Stephen Holden, New York Times: The movie is so wary of alienating audiences that only at the very end does it explode into violence...That's the point at which "Black or White" surrenders to mawkish Hollywood convention and is much the worse for it. Sad to say, this is a movie that is ultimately afraid of its own shadow.

Scott Foundas, Variety: The bad news is that this well-intentioned family drama never quite shakes free from its didactic, movie-of-the-week dramaturgy and a hand-holding approach to race-relations that's as if "Guess Who's Coming to Dinner" had been made only five minutes ago.

Zaki Hasan, Huffington Post: While it attempts some measure of high-minded resolution to the many complicated issues it raises, it's simply casting too wide a net to feel truly satisfying. In trying to be color blind, it just comes off as tone deaf.

Rex Reed, New York Observer: Good acting and plenty to think about, but a better director than Mike Binder would have made a better film.

Claudia Puig, USA Today: The overall story...has a kind of dramatic inertia that undercuts observations about race and class, and the intriguing notion of a child raised in two very different worlds.

Joe Neumaier, New York Daily News: Sometimes flawed material can be saved by great performances and good intentions. That's the case with "Black or White," a racial melodrama that, until it stumbles into obvious and maudlin territory, is a thoughtful work thanks to Octavia Spencer, Anthony Mackie and especially Kevin Costner.

Gary Goldstein, Los Angeles Times: Whether Costner makes the awards cut or not, it's a pleasure to watch the veteran actor so deftly traverse the vanity-free demands of such a flawed, authentic, toughly sympathetic character.
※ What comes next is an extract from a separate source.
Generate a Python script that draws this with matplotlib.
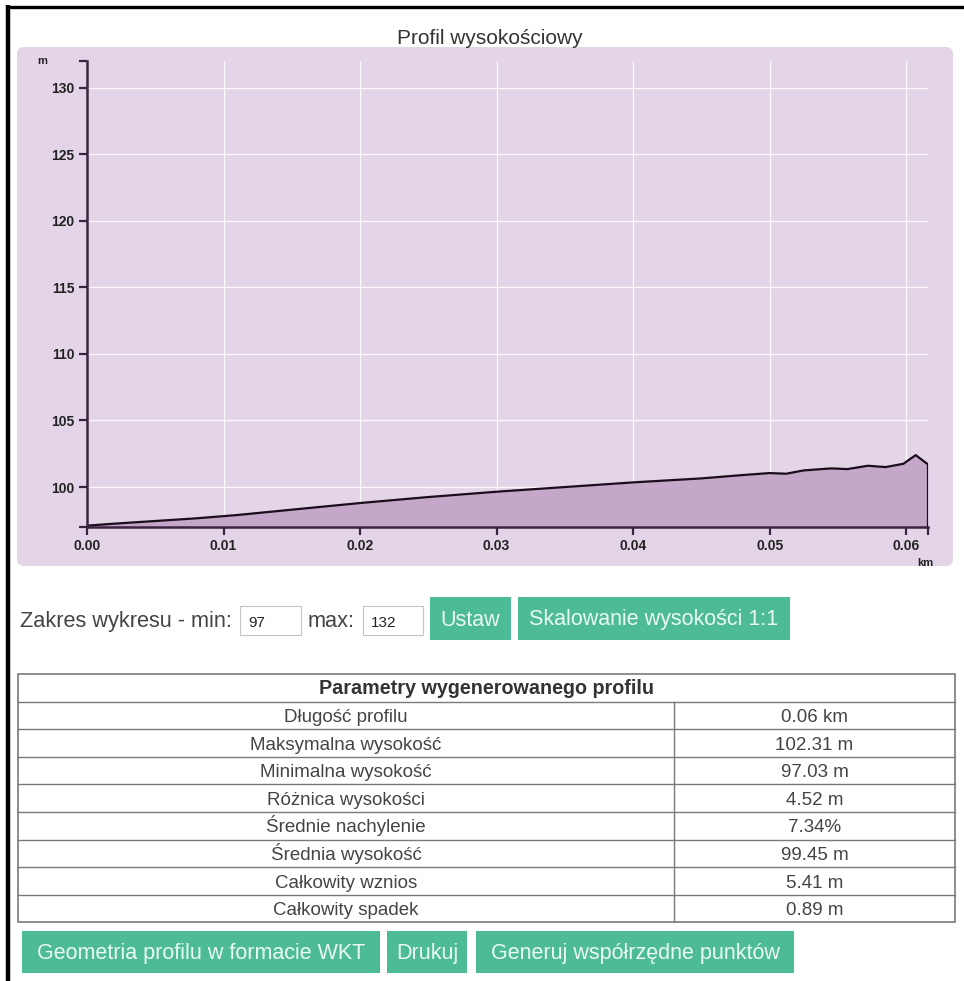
import matplotlib
matplotlib.use("Agg")
import matplotlib.pyplot as plt
from matplotlib.patches import Rectangle, FancyBboxPatch

plt.rcParams['font.family'] = ['Liberation Sans', 'DejaVu Sans']

# dane profilu
dist_km = [0.0, 0.002, 0.005, 0.008, 0.011, 0.014, 0.017, 0.020, 0.025, 0.030,
           0.035, 0.040, 0.045, 0.048, 0.0500, 0.0512, 0.0525, 0.0545, 0.0557,
           0.0572, 0.0585, 0.0598, 0.0607, 0.0616]
elev_m = [97.1, 97.25, 97.45, 97.65, 97.9, 98.2, 98.5, 98.8, 99.25, 99.65,
          100.0, 100.35, 100.65, 100.9, 101.05, 101.0, 101.25, 101.4, 101.35,
          101.6, 101.5, 101.75, 102.4, 101.7]

y_min, y_max = 97, 132
x_ticks = [0.0, 0.01, 0.02, 0.03, 0.04, 0.05, 0.06]
x_ticklabels = ["0.00", "0.01", "0.02", "0.03", "0.04", "0.05", "0.06"]
y_ticks = [100, 105, 110, 115, 120, 125, 130]

title = "Profil wysokościowy"
range_min, range_max = "97", "132"

table_header = "Parametry wygenerowanego profilu"
param_names = ["Długość profilu", "Maksymalna wysokość", "Minimalna wysokość",
               "Różnica wysokości", "Średnie nachylenie", "Średnia wysokość",
               "Całkowity wznios", "Całkowity spadek"]
param_values = ["0.06 km", "102.31 m", "97.03 m", "4.52 m", "7.34%",
                "99.45 m", "5.41 m", "0.89 m"]

top_buttons = [("Ustaw", 430, 511), ("Skalowanie wysokości 1:1", 518, 790)]
bottom_buttons = [("Geometria profilu w formacie WKT", 22, 380),
                  ("Drukuj", 387, 467),
                  ("Generuj współrzędne punktów", 476, 794)]

W, H = 964, 981
purple_bg = "#e3d5e7"
purple_fill = "#c5a8c9"
axis_col = "#3d2342"
green = "#4dbb96"

fig = plt.figure(figsize=(W / 100, H / 100), dpi=100)

# strona (wspolrzedne w pikselach)
page = fig.add_axes([0, 0, 1, 1])
page.set_xlim(0, W)
page.set_ylim(H, 0)
page.axis('off')

page.plot([8, 8], [5, H], color="black", lw=3.2, solid_capstyle='butt')
page.plot([6, W], [6.5, 6.5], color="black", lw=2.4, solid_capstyle='butt')

page.text(490, 38, title, fontsize=15, color="#333333", ha='center', va='center')
page.add_patch(FancyBboxPatch((17, 47), 936, 519,
                              boxstyle="round,pad=0,rounding_size=7",
                              fc=purple_bg, ec="none"))
page.text(37, 61, "m", fontsize=8, fontweight='bold', color="#222222", va='center')
page.text(925, 563, "km", fontsize=8, fontweight='bold', color="#222222",
          ha='center', va='center')

# wykres
ax = fig.add_axes([87 / W, 1 - 527 / H, 841 / W, 466 / H])
ax.set_facecolor("none")
ax.set_xlim(0, dist_km[-1])
ax.set_ylim(y_min, y_max)
ax.fill_between(dist_km, elev_m, y_min, color=purple_fill, lw=0, zorder=2)
ax.plot(dist_km, elev_m, color="#1b0d1c", lw=1.6, zorder=3)
ax.vlines(dist_km[-1], y_min, elev_m[-1], color="#1b0d1c", lw=1.6, zorder=3)

ax.set_xticks(x_ticks)
ax.set_xticklabels(x_ticklabels)
ax.set_yticks(y_ticks)
ax.set_xticks([dist_km[-1]], minor=True)
ax.set_yticks([y_min, y_max], minor=True)
ax.grid(True, which='major', color="white", lw=0.9, alpha=0.9, zorder=1)
ax.set_axisbelow(True)
for s in ['top', 'right']:
    ax.spines[s].set_visible(False)
for s in ['left', 'bottom']:
    ax.spines[s].set_color(axis_col)
    ax.spines[s].set_linewidth(1.8)
    ax.spines[s].set_zorder(4)
ax.tick_params(which='both', direction='out', length=6, width=1.6,
               color=axis_col, labelsize=10, labelcolor="#222222", pad=3)
for lab in ax.get_xticklabels() + ax.get_yticklabels():
    lab.set_fontweight('bold')

# zakres wykresu
page.text(20, 627, "Zakres wykresu - min:", fontsize=15.7, color="#444444", va='baseline')
page.add_patch(Rectangle((240, 606), 61, 29, fc="white", ec="#c4c4c4", lw=0.8))
page.text(248, 627, range_min, fontsize=11, color="#222222", va='baseline')
page.text(308, 627, "max:", fontsize=15.7, color="#444444", va='baseline')
page.add_patch(Rectangle((363, 606), 60, 29, fc="white", ec="#c4c4c4", lw=0.8))
page.text(371, 627, range_max, fontsize=11, color="#222222", va='baseline')


def draw_button(label, x0, x1, y0, y1):
    page.add_patch(Rectangle((x0, y0), x1 - x0, y1 - y0, fc=green, ec="none"))
    page.text((x0 + x1) / 2, y0 + 28.5, label, fontsize=15.5,
              color="#eafaf4", ha='center', va='baseline')


for label, x0, x1 in top_buttons:
    draw_button(label, x0, x1, 597, 640)

# tabela parametrow
tbl_l, tbl_r, col_split = 18, 955, 674
tbl_top, row_h = 674, 27.6
n_rows = len(param_names) + 1
tbl_bot = tbl_top + n_rows * row_h
line_col = "#7a7a7a"

page.add_patch(Rectangle((tbl_l, tbl_top), tbl_r - tbl_l, tbl_bot - tbl_top,
                         fc="white", ec=line_col, lw=1.2))
for i in range(1, n_rows):
    yy = tbl_top + i * row_h
    page.plot([tbl_l, tbl_r], [yy, yy], color=line_col, lw=1.0)
page.plot([col_split, col_split], [tbl_top + row_h, tbl_bot], color=line_col, lw=1.0)

page.text((tbl_l + tbl_r) / 2, tbl_top + 20, table_header, fontsize=14.2,
          fontweight='bold', color="#333333", ha='center', va='baseline')
for i, (name, val) in enumerate(zip(param_names, param_values)):
    yb = tbl_top + (i + 1) * row_h + 20.5
    page.text((tbl_l + col_split) / 2, yb, name, fontsize=13.5, color="#444444",
              ha='center', va='baseline')
    page.text((col_split + tbl_r) / 2, yb, val, fontsize=13.5, color="#444444",
              ha='center', va='baseline')

for label, x0, x1 in bottom_buttons:
    draw_button(label, x0, x1, 931, 973)

fig.savefig("out.png", dpi=100)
Mick LaSalle, San Francisco Gate: To put it simply, people may be right and people may be wrong, but there are no right races or wrong races. A writer-director who chooses to have characters representing race and not themselves alone paints himself into a corner in which everyone in the movie absolutely must come out all right.

Jordan Mintzer, Hollywood Reporter: While the acting is strong and the storytelling smoothly handled, there's nothing all that distinguishing about the direction itself, and the film often has the look and feel of something made in the early 1990's...

Inkoo Kang, The Wrap: f I were as unfair as writer-director Mike Binder...is to his African-American characters in his new movie "Black or White," I'd say this project is a white filmmaker's rationalization to have a white character occasionally say (and certainly think) the N-word while raising a black child.